- Directions
From the line containing "Write the matplotlib code for this chart." through the last line of the entries, output the text exactly. Pictures stay out.

- Records provided
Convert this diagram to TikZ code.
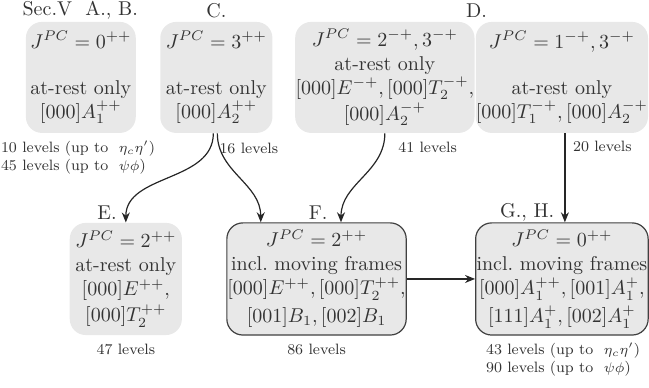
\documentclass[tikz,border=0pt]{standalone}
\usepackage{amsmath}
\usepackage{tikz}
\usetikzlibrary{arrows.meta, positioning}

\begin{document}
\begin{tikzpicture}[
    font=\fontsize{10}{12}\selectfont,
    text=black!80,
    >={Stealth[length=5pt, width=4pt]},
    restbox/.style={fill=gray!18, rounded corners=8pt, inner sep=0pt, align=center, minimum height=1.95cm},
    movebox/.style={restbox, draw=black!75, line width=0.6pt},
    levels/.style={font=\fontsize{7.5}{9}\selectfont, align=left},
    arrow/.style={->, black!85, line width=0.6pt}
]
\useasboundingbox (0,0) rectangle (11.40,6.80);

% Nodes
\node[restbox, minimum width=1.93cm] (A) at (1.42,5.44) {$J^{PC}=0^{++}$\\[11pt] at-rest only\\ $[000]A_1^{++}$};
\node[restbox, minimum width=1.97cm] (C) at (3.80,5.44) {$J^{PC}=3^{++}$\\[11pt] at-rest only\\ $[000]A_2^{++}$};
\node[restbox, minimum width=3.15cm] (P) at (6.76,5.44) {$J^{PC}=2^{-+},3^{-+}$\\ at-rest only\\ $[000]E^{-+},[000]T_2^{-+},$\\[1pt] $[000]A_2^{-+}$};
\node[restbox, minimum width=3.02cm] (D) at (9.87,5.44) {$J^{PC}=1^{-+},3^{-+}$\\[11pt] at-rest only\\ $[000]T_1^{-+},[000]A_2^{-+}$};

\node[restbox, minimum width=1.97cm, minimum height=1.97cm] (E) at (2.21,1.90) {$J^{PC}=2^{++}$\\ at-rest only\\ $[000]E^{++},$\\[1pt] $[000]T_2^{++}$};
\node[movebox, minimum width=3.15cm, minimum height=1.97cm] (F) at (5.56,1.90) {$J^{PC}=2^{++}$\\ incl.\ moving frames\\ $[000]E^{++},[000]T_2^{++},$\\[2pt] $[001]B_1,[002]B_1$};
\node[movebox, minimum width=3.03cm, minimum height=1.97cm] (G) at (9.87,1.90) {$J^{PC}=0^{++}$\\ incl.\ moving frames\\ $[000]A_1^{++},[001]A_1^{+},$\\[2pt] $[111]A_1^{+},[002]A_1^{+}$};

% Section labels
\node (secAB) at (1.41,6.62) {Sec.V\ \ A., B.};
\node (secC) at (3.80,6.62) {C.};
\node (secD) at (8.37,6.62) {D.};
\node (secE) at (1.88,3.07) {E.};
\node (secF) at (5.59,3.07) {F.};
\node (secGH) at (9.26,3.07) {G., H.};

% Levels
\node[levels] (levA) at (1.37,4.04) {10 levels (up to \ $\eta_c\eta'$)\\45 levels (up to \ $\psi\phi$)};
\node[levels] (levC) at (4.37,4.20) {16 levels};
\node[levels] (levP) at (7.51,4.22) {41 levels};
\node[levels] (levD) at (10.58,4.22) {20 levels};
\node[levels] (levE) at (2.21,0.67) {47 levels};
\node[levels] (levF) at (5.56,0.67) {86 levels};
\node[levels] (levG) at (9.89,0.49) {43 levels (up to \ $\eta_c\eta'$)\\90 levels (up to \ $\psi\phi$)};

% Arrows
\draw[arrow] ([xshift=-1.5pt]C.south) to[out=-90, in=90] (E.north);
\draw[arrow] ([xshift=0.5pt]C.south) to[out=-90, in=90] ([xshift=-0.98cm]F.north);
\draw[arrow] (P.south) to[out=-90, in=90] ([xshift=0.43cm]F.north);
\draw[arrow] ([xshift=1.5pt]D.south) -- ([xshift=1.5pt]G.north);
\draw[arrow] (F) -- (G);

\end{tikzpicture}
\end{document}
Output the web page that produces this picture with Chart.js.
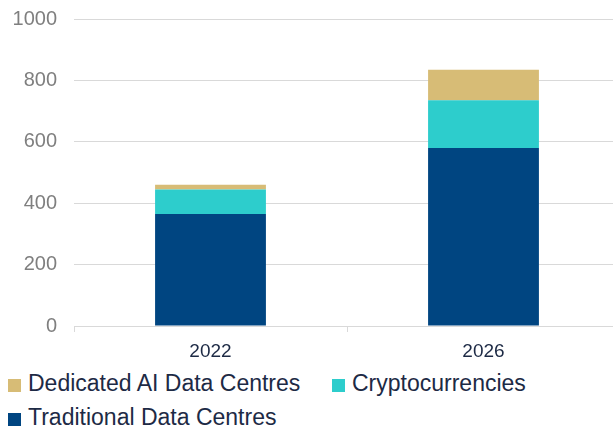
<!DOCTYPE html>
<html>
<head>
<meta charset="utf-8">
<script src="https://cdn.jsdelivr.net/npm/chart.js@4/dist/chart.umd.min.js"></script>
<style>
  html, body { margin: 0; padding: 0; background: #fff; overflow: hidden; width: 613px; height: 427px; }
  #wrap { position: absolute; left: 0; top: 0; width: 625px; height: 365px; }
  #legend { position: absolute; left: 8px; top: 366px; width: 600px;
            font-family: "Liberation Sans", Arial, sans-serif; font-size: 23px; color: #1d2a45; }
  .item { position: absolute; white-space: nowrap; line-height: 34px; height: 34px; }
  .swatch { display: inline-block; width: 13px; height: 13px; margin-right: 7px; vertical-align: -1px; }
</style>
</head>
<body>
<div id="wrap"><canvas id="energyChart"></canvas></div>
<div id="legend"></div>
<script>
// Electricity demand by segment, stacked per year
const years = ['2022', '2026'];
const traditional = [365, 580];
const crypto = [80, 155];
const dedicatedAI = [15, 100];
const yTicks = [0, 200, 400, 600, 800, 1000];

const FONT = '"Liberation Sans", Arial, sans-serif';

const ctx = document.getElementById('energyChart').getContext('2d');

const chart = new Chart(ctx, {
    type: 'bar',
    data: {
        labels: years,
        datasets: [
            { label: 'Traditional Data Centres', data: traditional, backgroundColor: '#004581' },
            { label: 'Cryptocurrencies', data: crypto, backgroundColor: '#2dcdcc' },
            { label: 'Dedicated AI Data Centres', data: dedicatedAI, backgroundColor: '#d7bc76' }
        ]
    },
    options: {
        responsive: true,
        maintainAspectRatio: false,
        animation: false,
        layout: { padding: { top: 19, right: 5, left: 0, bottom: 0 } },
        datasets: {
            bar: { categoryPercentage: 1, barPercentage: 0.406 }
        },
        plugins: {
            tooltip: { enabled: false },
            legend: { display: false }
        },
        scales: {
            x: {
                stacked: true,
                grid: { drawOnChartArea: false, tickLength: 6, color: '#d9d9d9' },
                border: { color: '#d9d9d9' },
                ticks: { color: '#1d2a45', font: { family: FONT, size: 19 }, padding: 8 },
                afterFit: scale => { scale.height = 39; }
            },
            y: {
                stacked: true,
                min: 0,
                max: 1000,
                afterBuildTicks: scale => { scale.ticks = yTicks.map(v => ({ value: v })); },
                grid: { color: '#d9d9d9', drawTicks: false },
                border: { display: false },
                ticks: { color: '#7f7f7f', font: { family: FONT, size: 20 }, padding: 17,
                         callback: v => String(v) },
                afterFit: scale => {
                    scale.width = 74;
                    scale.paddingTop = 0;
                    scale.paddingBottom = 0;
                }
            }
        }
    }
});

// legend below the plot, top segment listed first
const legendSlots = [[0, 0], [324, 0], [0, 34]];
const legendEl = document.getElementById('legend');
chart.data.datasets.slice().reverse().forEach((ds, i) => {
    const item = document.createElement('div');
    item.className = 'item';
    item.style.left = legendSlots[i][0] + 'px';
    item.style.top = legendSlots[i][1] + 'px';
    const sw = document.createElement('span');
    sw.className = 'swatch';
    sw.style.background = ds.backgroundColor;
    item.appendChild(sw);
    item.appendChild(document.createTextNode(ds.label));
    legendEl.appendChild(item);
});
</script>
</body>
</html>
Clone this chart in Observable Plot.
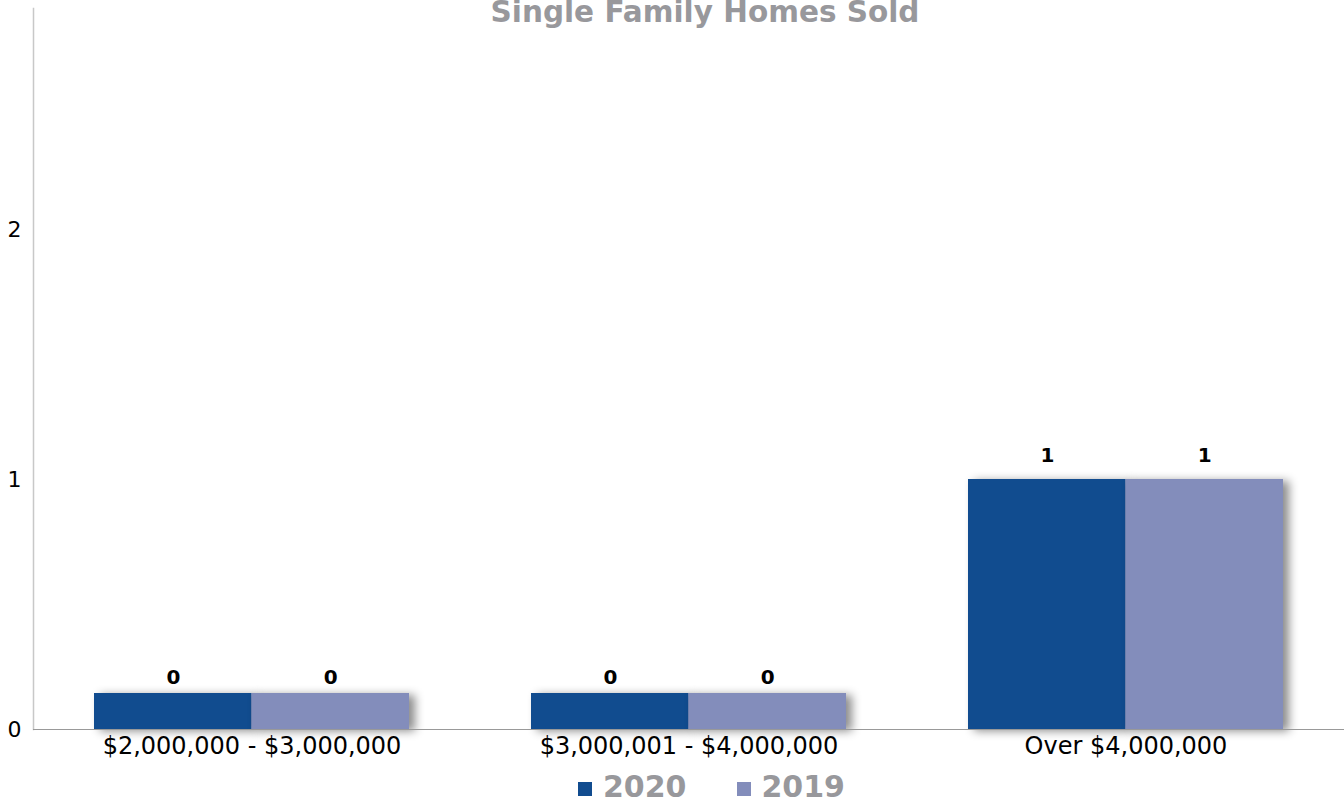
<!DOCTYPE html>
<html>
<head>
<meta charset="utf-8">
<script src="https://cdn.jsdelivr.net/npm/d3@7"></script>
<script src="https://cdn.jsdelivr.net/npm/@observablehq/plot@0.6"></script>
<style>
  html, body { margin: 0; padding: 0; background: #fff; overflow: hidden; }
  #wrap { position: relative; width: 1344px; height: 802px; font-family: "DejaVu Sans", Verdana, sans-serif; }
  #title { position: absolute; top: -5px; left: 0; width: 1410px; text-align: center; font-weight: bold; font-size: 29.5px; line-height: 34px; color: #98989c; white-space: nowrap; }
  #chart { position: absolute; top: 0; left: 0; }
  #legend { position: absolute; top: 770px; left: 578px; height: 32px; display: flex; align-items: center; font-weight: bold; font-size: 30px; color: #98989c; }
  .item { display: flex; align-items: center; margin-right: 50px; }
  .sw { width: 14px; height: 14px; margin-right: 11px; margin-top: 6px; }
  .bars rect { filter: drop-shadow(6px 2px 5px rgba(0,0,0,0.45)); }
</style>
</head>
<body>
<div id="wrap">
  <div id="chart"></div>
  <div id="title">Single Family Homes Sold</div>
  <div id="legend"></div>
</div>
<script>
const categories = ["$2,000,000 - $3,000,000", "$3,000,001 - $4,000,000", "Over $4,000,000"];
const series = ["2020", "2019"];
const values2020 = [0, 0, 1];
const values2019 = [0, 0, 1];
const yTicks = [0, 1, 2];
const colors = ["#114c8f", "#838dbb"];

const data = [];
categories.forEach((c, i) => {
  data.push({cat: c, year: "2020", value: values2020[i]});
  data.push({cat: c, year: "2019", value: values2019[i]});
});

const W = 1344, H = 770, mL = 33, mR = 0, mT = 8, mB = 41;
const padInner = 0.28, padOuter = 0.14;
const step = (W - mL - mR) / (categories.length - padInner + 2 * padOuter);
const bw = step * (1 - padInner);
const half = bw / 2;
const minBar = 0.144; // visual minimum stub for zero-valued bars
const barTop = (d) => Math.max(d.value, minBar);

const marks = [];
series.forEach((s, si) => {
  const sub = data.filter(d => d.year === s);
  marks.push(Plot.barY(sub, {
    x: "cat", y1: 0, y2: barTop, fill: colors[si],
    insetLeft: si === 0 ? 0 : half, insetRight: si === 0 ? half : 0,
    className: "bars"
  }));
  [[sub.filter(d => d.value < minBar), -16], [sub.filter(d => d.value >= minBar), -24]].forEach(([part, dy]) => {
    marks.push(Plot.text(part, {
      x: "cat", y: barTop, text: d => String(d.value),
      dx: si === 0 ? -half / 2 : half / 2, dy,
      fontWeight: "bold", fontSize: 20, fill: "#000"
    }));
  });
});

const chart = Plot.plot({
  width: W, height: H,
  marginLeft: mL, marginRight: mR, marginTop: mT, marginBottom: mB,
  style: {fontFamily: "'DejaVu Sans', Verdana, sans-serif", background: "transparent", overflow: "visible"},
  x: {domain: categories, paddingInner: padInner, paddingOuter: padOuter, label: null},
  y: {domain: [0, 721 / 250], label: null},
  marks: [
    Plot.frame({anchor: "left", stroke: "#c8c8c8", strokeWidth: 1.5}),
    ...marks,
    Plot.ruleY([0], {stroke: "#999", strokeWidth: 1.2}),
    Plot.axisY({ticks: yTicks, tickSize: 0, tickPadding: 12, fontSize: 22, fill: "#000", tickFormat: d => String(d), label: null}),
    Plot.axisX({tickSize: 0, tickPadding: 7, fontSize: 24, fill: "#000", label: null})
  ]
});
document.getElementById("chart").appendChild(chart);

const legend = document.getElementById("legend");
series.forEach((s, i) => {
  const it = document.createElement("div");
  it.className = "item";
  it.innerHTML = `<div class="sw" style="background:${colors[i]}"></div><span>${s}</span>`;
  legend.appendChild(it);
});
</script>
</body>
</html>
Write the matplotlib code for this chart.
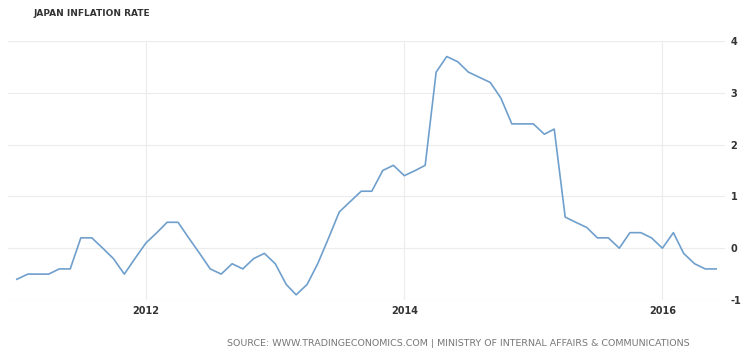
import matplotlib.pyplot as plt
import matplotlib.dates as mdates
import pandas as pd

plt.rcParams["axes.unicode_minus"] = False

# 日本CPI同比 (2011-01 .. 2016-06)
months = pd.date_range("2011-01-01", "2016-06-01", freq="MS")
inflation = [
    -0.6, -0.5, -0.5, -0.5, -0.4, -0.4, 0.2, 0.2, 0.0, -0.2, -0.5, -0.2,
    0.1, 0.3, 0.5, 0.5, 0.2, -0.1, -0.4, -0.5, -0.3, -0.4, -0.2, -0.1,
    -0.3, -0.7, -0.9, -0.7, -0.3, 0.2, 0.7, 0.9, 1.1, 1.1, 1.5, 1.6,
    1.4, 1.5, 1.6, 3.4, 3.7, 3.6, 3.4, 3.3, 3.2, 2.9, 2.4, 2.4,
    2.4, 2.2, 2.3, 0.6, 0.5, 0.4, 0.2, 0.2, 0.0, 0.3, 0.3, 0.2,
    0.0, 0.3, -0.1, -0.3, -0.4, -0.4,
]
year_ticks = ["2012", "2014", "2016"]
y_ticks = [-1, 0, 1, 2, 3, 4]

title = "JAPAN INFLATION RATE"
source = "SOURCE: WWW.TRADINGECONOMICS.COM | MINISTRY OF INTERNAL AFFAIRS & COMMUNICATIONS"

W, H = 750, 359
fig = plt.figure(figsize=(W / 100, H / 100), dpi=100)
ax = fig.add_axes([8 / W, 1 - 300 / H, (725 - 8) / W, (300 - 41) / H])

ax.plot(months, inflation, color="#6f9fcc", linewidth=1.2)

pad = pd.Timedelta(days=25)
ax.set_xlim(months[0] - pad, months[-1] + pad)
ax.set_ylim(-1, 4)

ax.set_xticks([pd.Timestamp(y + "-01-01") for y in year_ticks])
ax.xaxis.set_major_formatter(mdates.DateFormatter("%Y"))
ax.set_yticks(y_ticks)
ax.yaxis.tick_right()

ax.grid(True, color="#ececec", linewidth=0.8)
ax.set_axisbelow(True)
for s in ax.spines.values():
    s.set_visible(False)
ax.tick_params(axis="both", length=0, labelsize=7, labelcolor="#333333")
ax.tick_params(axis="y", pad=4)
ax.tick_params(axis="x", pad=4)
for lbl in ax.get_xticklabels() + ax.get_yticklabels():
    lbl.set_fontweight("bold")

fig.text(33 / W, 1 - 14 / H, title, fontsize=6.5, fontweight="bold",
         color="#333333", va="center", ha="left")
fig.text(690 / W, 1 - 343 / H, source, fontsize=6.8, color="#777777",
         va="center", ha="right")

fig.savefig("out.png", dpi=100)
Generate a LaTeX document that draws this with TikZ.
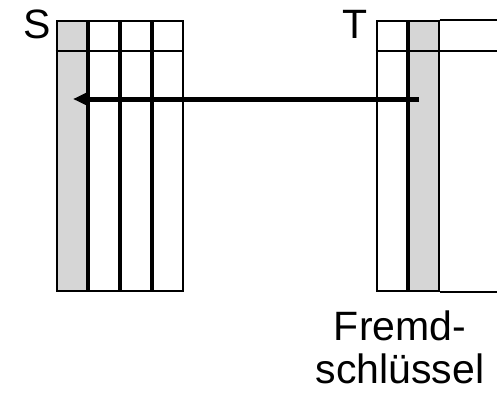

- The answer
Write the matplotlib code for this chart.
import matplotlib.pyplot as plt
import matplotlib.dates as mdates
import pandas as pd

plt.rcParams["axes.unicode_minus"] = False

# 日本CPI同比 (2011-01 .. 2016-06)
months = pd.date_range("2011-01-01", "2016-06-01", freq="MS")
inflation = [
    -0.6, -0.5, -0.5, -0.5, -0.4, -0.4, 0.2, 0.2, 0.0, -0.2, -0.5, -0.2,
    0.1, 0.3, 0.5, 0.5, 0.2, -0.1, -0.4, -0.5, -0.3, -0.4, -0.2, -0.1,
    -0.3, -0.7, -0.9, -0.7, -0.3, 0.2, 0.7, 0.9, 1.1, 1.1, 1.5, 1.6,
    1.4, 1.5, 1.6, 3.4, 3.7, 3.6, 3.4, 3.3, 3.2, 2.9, 2.4, 2.4,
    2.4, 2.2, 2.3, 0.6, 0.5, 0.4, 0.2, 0.2, 0.0, 0.3, 0.3, 0.2,
    0.0, 0.3, -0.1, -0.3, -0.4, -0.4,
]
year_ticks = ["2012", "2014", "2016"]
y_ticks = [-1, 0, 1, 2, 3, 4]

title = "JAPAN INFLATION RATE"
source = "SOURCE: WWW.TRADINGECONOMICS.COM | MINISTRY OF INTERNAL AFFAIRS & COMMUNICATIONS"

W, H = 750, 359
fig = plt.figure(figsize=(W / 100, H / 100), dpi=100)
ax = fig.add_axes([8 / W, 1 - 300 / H, (725 - 8) / W, (300 - 41) / H])

ax.plot(months, inflation, color="#6f9fcc", linewidth=1.2)

pad = pd.Timedelta(days=25)
ax.set_xlim(months[0] - pad, months[-1] + pad)
ax.set_ylim(-1, 4)

ax.set_xticks([pd.Timestamp(y + "-01-01") for y in year_ticks])
ax.xaxis.set_major_formatter(mdates.DateFormatter("%Y"))
ax.set_yticks(y_ticks)
ax.yaxis.tick_right()

ax.grid(True, color="#ececec", linewidth=0.8)
ax.set_axisbelow(True)
for s in ax.spines.values():
    s.set_visible(False)
ax.tick_params(axis="both", length=0, labelsize=7, labelcolor="#333333")
ax.tick_params(axis="y", pad=4)
ax.tick_params(axis="x", pad=4)
for lbl in ax.get_xticklabels() + ax.get_yticklabels():
    lbl.set_fontweight("bold")

fig.text(33 / W, 1 - 14 / H, title, fontsize=6.5, fontweight="bold",
         color="#333333", va="center", ha="left")
fig.text(690 / W, 1 - 343 / H, source, fontsize=6.8, color="#777777",
         va="center", ha="right")

fig.savefig("out.png", dpi=100)
Generate a LaTeX document that draws this with TikZ.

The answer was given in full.